This project implements customer segmentation using Principal Component Analysis (PCA) for dimensionality reduction and Gaussian Mixture Models (GMM) for clustering. It analyzes customer data and visualizes the clusters in 2D and 3D. The optimal number of clusters is determined using the Bayesian Information Criterion (BIC).
- Preprocessing: Handles numerical and categorical data using StandardScaler and OneHotEncoder.
- Dimensionality Reduction: Implements a custom PCA algorithm.
- Clustering: Uses Gaussian Mixture Models (GMM) for clustering.
- Model Evaluation: Computes Silhouette Scores to assess clustering performance.

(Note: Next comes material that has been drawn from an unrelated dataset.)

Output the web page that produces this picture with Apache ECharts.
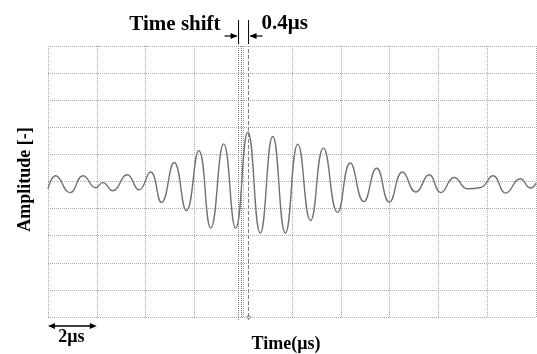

- Visualization: Displays clusters in 2D and 3D using Matplotlib.
📁 3D_GMM_Clustering
│── main.py # Main script to execute the pipeline
│── train.py # PCA and GMM training module
│── evaluate.py # Clustering evaluation and visualization
│── data_processing.py # Preprocessing functions for data
│── dataset.csv # Input dataset
│── README.md # Project documentation
│── requirements.txt # Necessary packages for project
- Clone the repository:
git clone https://github.com/SagarMaddela/3D-clustering-using-Gaussian-Mixture-Models.git cd 3D-clustering-using-Gaussian-Mixture-Models - Install dependencies:
pip install -r requirements.txt
Run the main script to execute the pipeline:
python main.pyThe script will:
- Load and preprocess the dataset (
dataset.csv). - Apply PCA for dimensionality reduction.
- Determine the optimal number of clusters using BIC.
- Train a GMM model and predict clusters.
- Compute Silhouette Scores.
- Visualize clusters in 2D and 3D.
The project provides two types of cluster visualizations:
- 2D Plot (First two PCA components)
- 3D Scatter Plot (If
n_components=3in PCA)
- If dataset.csv is missing, ensure you place a valid dataset in the project folder.
- Ensure
matplotlib,numpy, andsklearnare installed before running the project. - Adjust the
n_componentsandmax_clustersparameters inmain.pyfor experimentation.
This project is open-source and available under the MIT License.